Supreme Court to Decide Whether Car Dealership "Service Advisors" Are Exempt From Overtime

Author: Michael Cardman, XpertHR Legal Editor

January 19, 2016

The US Supreme Court has agreed to hear a case that will determine whether auto dealership "service advisors," who are responsible for evaluating vehicles and suggesting repairs to their owners, qualify for an exemption from the overtime requirements of the Fair Labor Standards Act (FLSA).

Last year, the 9th Circuit Court of Appeals ruled in Navarro v. Encino Motorcars, LLC that service advisors are not eligible for an FLSA exemption for (in the gendered language of its day) a "salesman, partsman or mechanic primarily engaged in selling or servicing automobiles."

A regulation from the US Department of Labor limits this exemption strictly to salesmen who sell cars, full stop, and partsmen and mechanics who service cars (but not salesmen who service cars).

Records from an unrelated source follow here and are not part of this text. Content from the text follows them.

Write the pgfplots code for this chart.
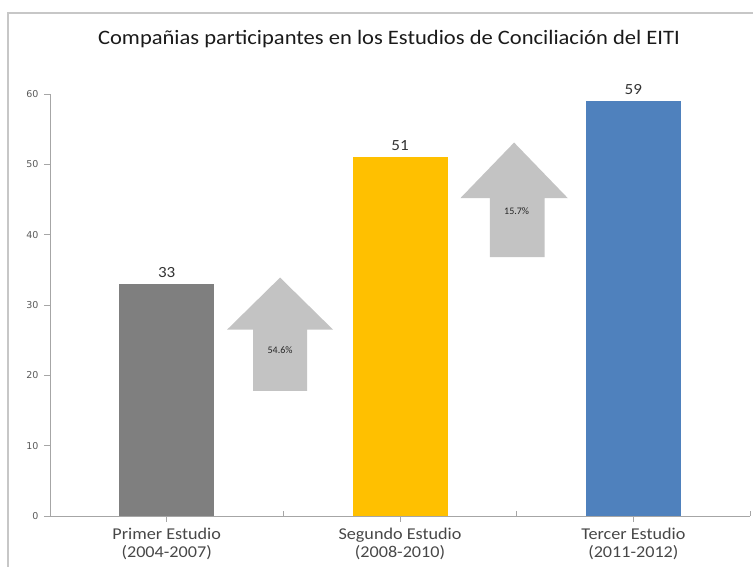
\documentclass[border=0pt]{standalone}
\usepackage{pgfplots}
\pgfplotsset{compat=1.18}
\usepackage{fontspec}
\setmainfont{Carlito}
\newfontfamily\titlefont[FakeStretch=1.1]{Carlito}
\newfontfamily\numfont{DejaVu Sans}
\definecolor{barGray}{HTML}{7F7F7F}
\definecolor{barYellow}{HTML}{FFC000}
\definecolor{barBlue}{HTML}{4F81BD}
\definecolor{arrowGray}{HTML}{C3C3C3}
\definecolor{axisGray}{HTML}{A6A6A6}
\definecolor{txt}{HTML}{1A1A1A}
\begin{document}
\begin{tikzpicture}[x=1pt,y=1pt]
\useasboundingbox (0pt,0pt) rectangle (753pt,567pt);
\clip (0pt,0pt) rectangle (753pt,567pt);
\draw[color=black!22, line width=1.2pt] (8pt,-20pt) rectangle (780pt,554pt);
\node[font=\titlefont\fontsize{20.5}{22}\selectfont, text=txt] at (389pt,528pt) {Compañias participantes en los Estudios de Conciliación del EITI};
\begin{axis}[
  at={(50pt,51pt)}, anchor=south west,
  width=700pt, height=422pt, scale only axis,
  xmin=-0.5, xmax=2.5, ymin=0, ymax=60,
  axis lines*=left,
  axis line style={axisGray, line width=0.9pt},
  xtick={0,1,2},
  xticklabels={{Primer Estudio\\(2004-2007)},{Segundo Estudio\\(2008-2010)},{Tercer Estudio\\(2011-2012)}},
  xticklabel style={align=center, font=\titlefont\fontsize{16.5}{18}\selectfont, text=black!72, yshift=-3pt},
  extra x ticks={0.5,1.5,2.5},
  extra x tick labels={},
  extra x tick style={tick align=inside, major tick length=5pt},
  ytick={0,10,...,60},
  yticklabel style={font=\numfont\fontsize{9.5}{10}\selectfont, text=black!65, xshift=-2pt},
  /pgf/number format/assume math mode=true,
  tick align=outside,
  major tick length=6pt,
  tick style={axisGray, line width=0.8pt},
  clip=false,
  nodes near coords style={font=\titlefont\fontsize{15.5}{17}\selectfont, text=black!80, yshift=3pt},
]
\addplot[fill=arrowGray, draw=none] coordinates {(0.370,17.8) (0.602,17.8) (0.602,26.5) (0.713,26.5) (0.486,33.9) (0.259,26.5) (0.370,26.5)} --cycle;
\addplot[fill=arrowGray, draw=none] coordinates {(1.385,36.8) (1.620,36.8) (1.620,45.2) (1.719,45.2) (1.489,53.1) (1.259,45.2) (1.385,45.2)} --cycle;
\node[font=\fontsize{10}{11}\selectfont, text=black!85] at (axis cs:0.486,23.6) {54.6\%};
\node[font=\fontsize{10}{11}\selectfont, text=black!85] at (axis cs:1.500,43.3) {15.7\%};
\addplot[ybar, bar width=95pt, bar shift=0pt, fill=barGray, draw=none, nodes near coords] coordinates {(0,33)};
\addplot[ybar, bar width=95pt, bar shift=0pt, fill=barYellow, draw=none, nodes near coords] coordinates {(1,51)};
\addplot[ybar, bar width=95pt, bar shift=0pt, fill=barBlue, draw=none, nodes near coords] coordinates {(2,59)};
\end{axis}
\end{tikzpicture}
\end{document}
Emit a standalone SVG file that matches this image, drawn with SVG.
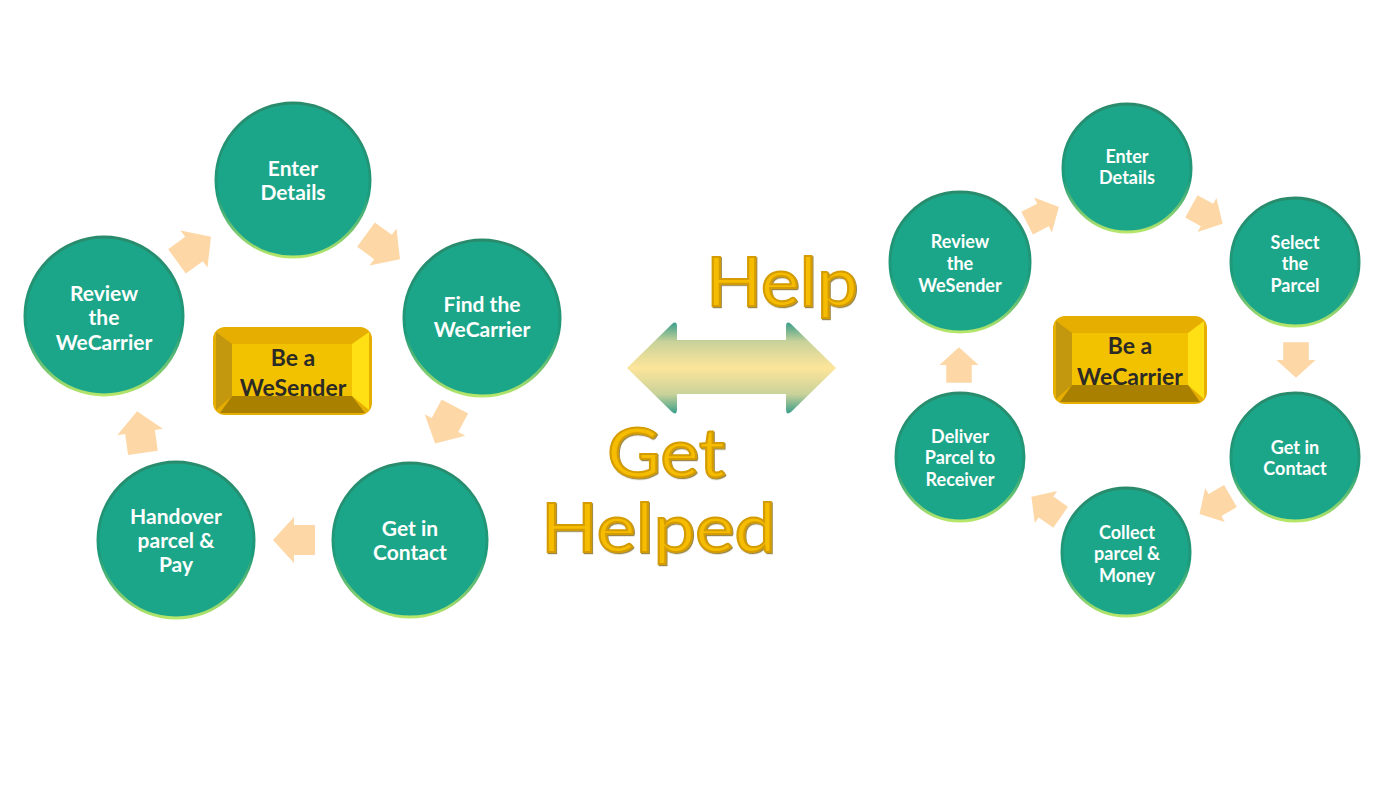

The dealership conceded that its service advisors did not fit within the parameters of this regulation. But, it argued that the court should not defer to the regulation because the statute was ambiguous and could be interpreted to cover salesmen who service cars.

The 9th Circuit rejected this argument. It said the statute also could be interpreted to define a salesman as an employee who sells cars; a partsman as an employee who requisitions, stocks, and dispenses parts; and a mechanic as an employee who performs mechanical work on cars. "Service advisors do none of those things; they sell services for cars. They do not sell cars; they do not stock parts; and they do not perform mechanical work on cars."

The dealership appealed to the Supreme Court, arguing that the Navarro ruling:

  • Conflicts with rulings from the 4th and 5th Circuits;
  • "Badly misconstrue[s]" the statute because "a service advisor is integral to the process of servicing vehicles at a dealership, and is the paradigmatic 'salesman'"; and
  • Will upend "decades of settled precedent" by which 18,000 franchised car dealerships have treated an estimated 45,000 service advisors as exempt, basing compensation packages primarily on sales commissions rather than hourly wages.

The plaintiffs, in turn, responded that:

  • There is not in fact a split in the circuits because the 4th and 5th Circuit rulings cited by the dealership predate the DOL's regulation, which was issued in 2011;
  • The 9th Circuit was correct in deferring to the DOL's regulation because the original statute was ambiguous; and
  • Any decision would have limited effect because most service advisors also could be exempt from overtime pay under an FLSA exemption for commissioned salespersons.

Navarro is the second FLSA case the Supreme Court has agreed to hear this term, following the Tyson Foods, Inc. v. Bouaphakeo case, which centers on the use of statistics to assess damages for a class instead of deciding damages individually for each employee.